## Objective
In the data, extract each line that holds the string "chart".

★ ★ ★ ★ ★

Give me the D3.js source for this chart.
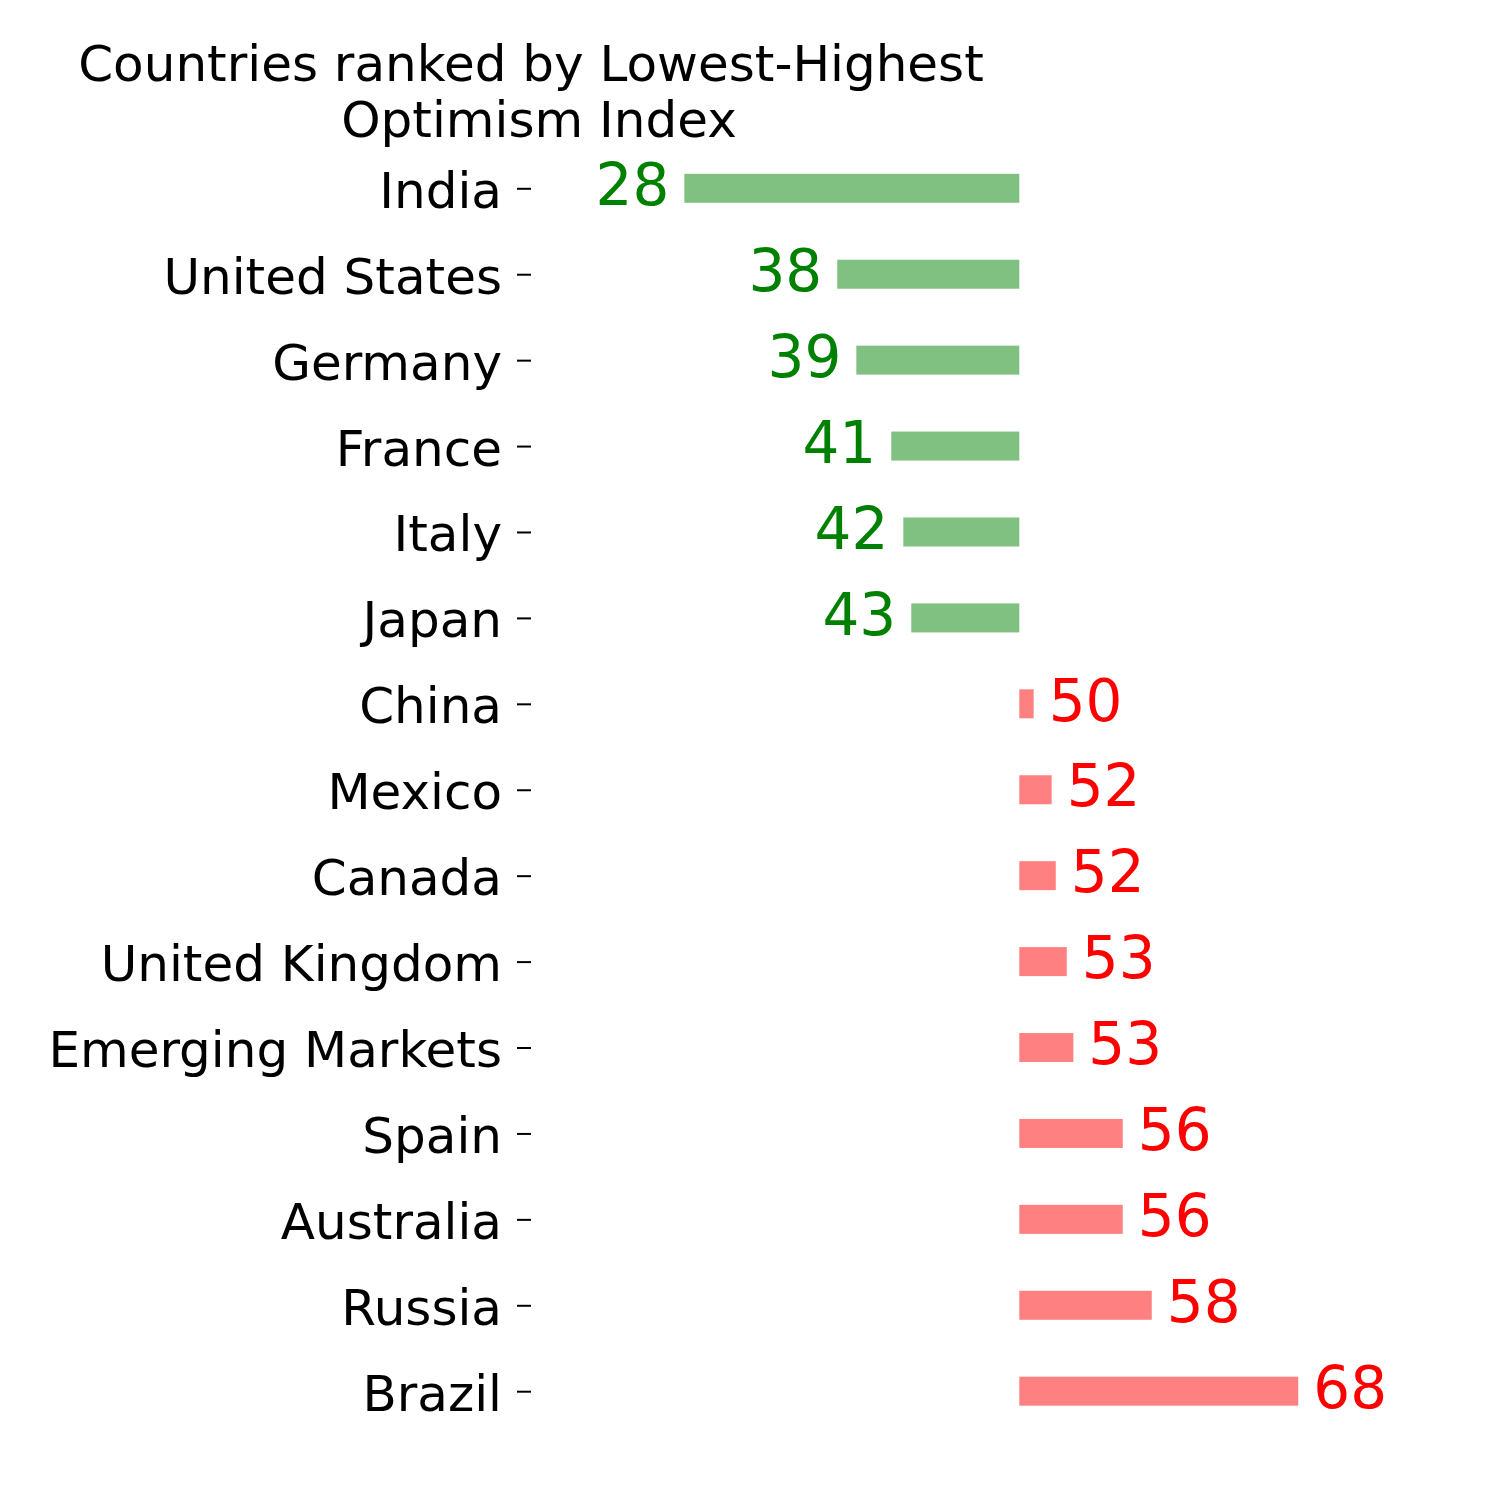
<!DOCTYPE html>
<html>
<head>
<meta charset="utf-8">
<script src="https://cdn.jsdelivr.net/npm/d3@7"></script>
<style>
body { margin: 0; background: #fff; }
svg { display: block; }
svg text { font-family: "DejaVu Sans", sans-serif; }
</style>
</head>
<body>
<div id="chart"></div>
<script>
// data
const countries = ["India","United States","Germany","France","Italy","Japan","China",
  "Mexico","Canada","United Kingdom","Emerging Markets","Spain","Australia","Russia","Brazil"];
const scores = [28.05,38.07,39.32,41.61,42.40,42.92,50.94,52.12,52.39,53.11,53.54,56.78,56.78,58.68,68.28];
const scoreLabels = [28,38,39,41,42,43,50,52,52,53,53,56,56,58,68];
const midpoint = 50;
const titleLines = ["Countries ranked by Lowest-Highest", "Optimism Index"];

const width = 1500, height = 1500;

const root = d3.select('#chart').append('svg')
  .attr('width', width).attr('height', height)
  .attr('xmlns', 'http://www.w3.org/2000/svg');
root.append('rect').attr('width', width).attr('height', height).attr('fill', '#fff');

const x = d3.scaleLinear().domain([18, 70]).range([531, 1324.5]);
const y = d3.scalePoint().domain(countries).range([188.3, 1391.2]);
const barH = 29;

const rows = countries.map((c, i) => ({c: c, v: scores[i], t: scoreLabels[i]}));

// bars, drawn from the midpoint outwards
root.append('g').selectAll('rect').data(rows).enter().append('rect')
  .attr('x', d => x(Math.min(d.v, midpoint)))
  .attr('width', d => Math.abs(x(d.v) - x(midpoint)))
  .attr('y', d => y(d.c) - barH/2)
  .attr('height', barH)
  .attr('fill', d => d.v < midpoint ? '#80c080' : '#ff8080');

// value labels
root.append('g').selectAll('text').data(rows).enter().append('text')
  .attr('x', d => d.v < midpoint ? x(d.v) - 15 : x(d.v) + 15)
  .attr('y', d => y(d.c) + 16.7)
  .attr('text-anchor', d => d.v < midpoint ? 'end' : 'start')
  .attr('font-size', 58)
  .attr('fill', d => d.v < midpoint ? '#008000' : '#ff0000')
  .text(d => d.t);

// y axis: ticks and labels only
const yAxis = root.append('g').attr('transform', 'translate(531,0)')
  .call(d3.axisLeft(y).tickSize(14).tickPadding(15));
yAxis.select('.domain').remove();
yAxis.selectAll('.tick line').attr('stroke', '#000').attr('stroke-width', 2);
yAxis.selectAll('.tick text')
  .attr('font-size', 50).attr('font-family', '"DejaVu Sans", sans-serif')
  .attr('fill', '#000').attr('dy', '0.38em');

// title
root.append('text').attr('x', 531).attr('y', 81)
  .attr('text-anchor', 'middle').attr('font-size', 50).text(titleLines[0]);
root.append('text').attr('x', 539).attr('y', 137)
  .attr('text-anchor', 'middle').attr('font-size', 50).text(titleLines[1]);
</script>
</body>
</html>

★ ★ ★ ★ ★

## Exercise response
Give me the D3.js source for this chart.
<div id="chart"></div>
const root = d3.select('#chart').append('svg')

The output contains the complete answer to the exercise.